My wound cord ended up being kinda loose, so you may wish to use a wider piece of wood so the cord is used up and becomes tighter moreso.
Inserting light bars
6. Once one strip of wood is covered in lights, ensure you leave enough loose wire in between the two strips before starting the 2nd.
7. Cover the next strip.
8. Staple the cords down in between the lights along the front and back so they stay in place.
Attaching the light bars
9. Insert the wood strips with lights inside the crate, then play around with their positioning to ensure the lights don’t touch the crate nor hummingbird feeder.
I decided my hummingbird feeder fit better if I laid the wood strips so the lights faced each other as opposed to facing towards me.

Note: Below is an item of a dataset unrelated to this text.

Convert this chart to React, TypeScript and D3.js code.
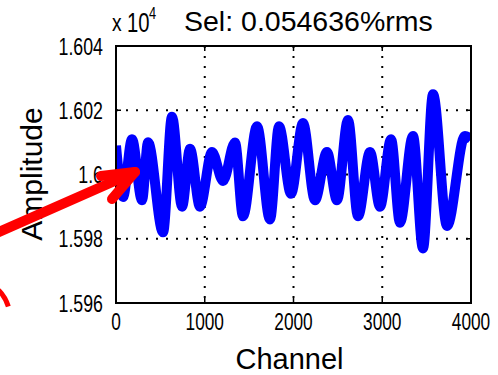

10. Secure the wood strips from the outside of the crate with screws.
And guess what… you just made a DIY Hummingbird feeder heater crate!
The finished DIY Hummingbird feeder heater crate!
I screwed the crate right onto the patio rails, plugged in the lights, and BAM. I had clients within moments! They visited in twos! I was pretty thrilled!
Here’s a great comparison.
The crate with no red lights on.
And here’s the lights on…
Finally, add a red hummingbird feeder, and try and keep them away from this little red toasty warm oasis!
I love seeing the hummingbird feeder heater crate lit up… especially at night! It’ll be neat to see if hummingbirds feed during the evening hours.
But I’m not entirely certain if this current fix will do the trick when the real snow flies. I imagine I should maybe cover the feeder up along the top to keep the heat in where the nectar is, so I will experiment.
As-is, the Christmas lights sure throw off some decent heat though!
I already have visions of perhaps creating a hummingbird feeder heater using old windows to mimic a little greenhouse. That would really let that glowy red light shine through!
But for now, I get the comfort of knowing my little hummingbird friends will have plenty of warm and toasty meals ahead.
Are you a hummingbird fan too? What do you have out for them?